--- start of Data lines ---

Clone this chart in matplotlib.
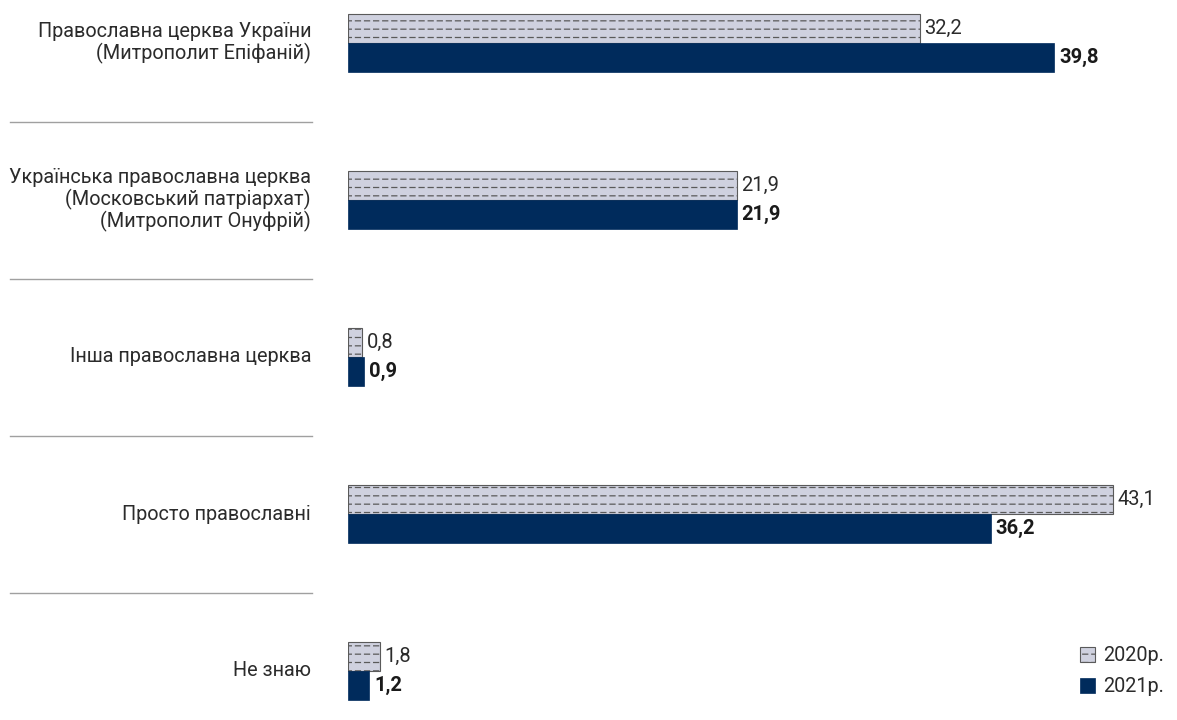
import matplotlib
matplotlib.use("Agg")
import matplotlib.pyplot as plt
import matplotlib.hatch
import matplotlib.transforms
import numpy as np
from matplotlib.path import Path

categories = [
    "Православна церква України\n(Митрополит Епіфаній)",
    "Українська православна церква\n(Московський патріархат)\n(Митрополит Онуфрій)",
    "Інша православна церква",
    "Просто православні",
    "Не знаю",
]
values_2020 = [32.2, 21.9, 0.8, 43.1, 1.8]
values_2021 = [39.8, 21.9, 0.9, 36.2, 1.2]
labels_2020 = ["32,2", "21,9", "0,8", "43,1", "1,8"]
labels_2021 = ["39,8", "21,9", "0,9", "36,2", "1,2"]
series_names = ["2020р.", "2021р."]

LIGHT = "#cfd1df"
NAVY = "#002b5c"
TEXT = "#2b2b2b"


class DashedHorizontal(matplotlib.hatch.HatchPatternBase):
	# horizontal lines made of short dashes
	def __init__(self, hatch, density):
		self.num_lines = int(hatch.count("-") * 6)
		self.num_dashes = 11
		self.num_vertices = self.num_lines * self.num_dashes * 2

	def set_vertices_and_codes(self, vertices, codes):
		step = 1.0 / self.num_lines
		period = 1.0 / self.num_dashes
		k = 0
		for i in range(self.num_lines):
			y = (i + 0.5) * step
			for j in range(self.num_dashes):
				x0 = j * period + 0.1 * period
				vertices[k] = (x0, y)
				vertices[k + 1] = (x0 + 0.55 * period, y)
				codes[k] = Path.MOVETO
				codes[k + 1] = Path.LINETO
				k += 2


matplotlib.hatch._hatch_types = [DashedHorizontal]

plt.rcParams["font.family"] = ["Roboto", "DejaVu Sans"]
plt.rcParams["hatch.linewidth"] = 0.9

figure = plt.figure(figsize = (11.77, 7.2), dpi = 100)
axes = figure.add_axes([348 / 1177, 0, 1 - 348 / 1177, 1])

scale = 17.75  # px per unit
spacing = 157.0
bar_height = 29 / spacing
positions = np.arange(len(categories))

bars_2020 = axes.barh(positions - bar_height / 2, values_2020, height = bar_height,
	color = LIGHT, edgecolor = "#5a5a5a", linewidth = 0.8, hatch = "--", label = series_names[0])
bars_2021 = axes.barh(positions + bar_height / 2, values_2021, height = bar_height,
	color = NAVY, edgecolor = NAVY, linewidth = 0.5, label = series_names[1])

axes.set_xlim(0, (1177 - 348) / scale)
axes.set_ylim(4 + (720 - 671) / spacing, -43 / spacing)
axes.axis("off")

for position, value, label in zip(positions, values_2020, labels_2020):
	axes.annotate(label, (value, position - bar_height / 2), xytext = (3.5, 0), textcoords = "offset points",
		va = "center", ha = "left", fontsize = 14.5, color = TEXT)
for position, value, label in zip(positions, values_2021, labels_2021):
	axes.annotate(label, (value, position + bar_height / 2), xytext = (3.5, 0), textcoords = "offset points",
		va = "center", ha = "left", fontsize = 14.5, color = "#1a1a1a", fontweight = "bold")

blend = matplotlib.transforms.blended_transform_factory(figure.transFigure, axes.transData)
for position, category in zip(positions, categories):
	axes.text(311 / 1177, position, category, transform = blend, ha = "right", va = "center",
		fontsize = 14.3, color = TEXT, linespacing = 1.08)
for position in positions[:-1] + 0.5:
	axes.plot([10 / 1177, 312 / 1177], [position, position], transform = blend,
		color = "#a0a0a0", linewidth = 1.0, clip_on = False)

figure.legend(handles = [bars_2020, bars_2021], loc = "lower right", bbox_to_anchor = (1.0, 0.015),
	frameon = False, fontsize = 14.3, handlelength = 0.75, handleheight = 0.75, handletextpad = 0.4,
	labelspacing = 0.6, labelcolor = TEXT, borderaxespad = 0.25)

figure.savefig("out.png", dpi = 100)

--- end of Data lines ---

Set exercise:
Repeat only what lies between the start of the data and the end of the line containing "color = NAVY, edgecolor", exactly, with pictures left out.

Exercise solution:
Clone this chart in matplotlib.
import matplotlib
matplotlib.use("Agg")
import matplotlib.pyplot as plt
import matplotlib.hatch
import matplotlib.transforms
import numpy as np
from matplotlib.path import Path

categories = [
    "Православна церква України\n(Митрополит Епіфаній)",
    "Українська православна церква\n(Московський патріархат)\n(Митрополит Онуфрій)",
    "Інша православна церква",
    "Просто православні",
    "Не знаю",
]
values_2020 = [32.2, 21.9, 0.8, 43.1, 1.8]
values_2021 = [39.8, 21.9, 0.9, 36.2, 1.2]
labels_2020 = ["32,2", "21,9", "0,8", "43,1", "1,8"]
labels_2021 = ["39,8", "21,9", "0,9", "36,2", "1,2"]
series_names = ["2020р.", "2021р."]

LIGHT = "#cfd1df"
NAVY = "#002b5c"
TEXT = "#2b2b2b"


class DashedHorizontal(matplotlib.hatch.HatchPatternBase):
	# horizontal lines made of short dashes
	def __init__(self, hatch, density):
		self.num_lines = int(hatch.count("-") * 6)
		self.num_dashes = 11
		self.num_vertices = self.num_lines * self.num_dashes * 2

	def set_vertices_and_codes(self, vertices, codes):
		step = 1.0 / self.num_lines
		period = 1.0 / self.num_dashes
		k = 0
		for i in range(self.num_lines):
			y = (i + 0.5) * step
			for j in range(self.num_dashes):
				x0 = j * period + 0.1 * period
				vertices[k] = (x0, y)
				vertices[k + 1] = (x0 + 0.55 * period, y)
				codes[k] = Path.MOVETO
				codes[k + 1] = Path.LINETO
				k += 2


matplotlib.hatch._hatch_types = [DashedHorizontal]

plt.rcParams["font.family"] = ["Roboto", "DejaVu Sans"]
plt.rcParams["hatch.linewidth"] = 0.9

figure = plt.figure(figsize = (11.77, 7.2), dpi = 100)
axes = figure.add_axes([348 / 1177, 0, 1 - 348 / 1177, 1])

scale = 17.75  # px per unit
spacing = 157.0
bar_height = 29 / spacing
positions = np.arange(len(categories))

bars_2020 = axes.barh(positions - bar_height / 2, values_2020, height = bar_height,
	color = LIGHT, edgecolor = "#5a5a5a", linewidth = 0.8, hatch = "--", label = series_names[0])
bars_2021 = axes.barh(positions + bar_height / 2, values_2021, height = bar_height,
	color = NAVY, edgecolor = NAVY, linewidth = 0.5, label = series_names[1])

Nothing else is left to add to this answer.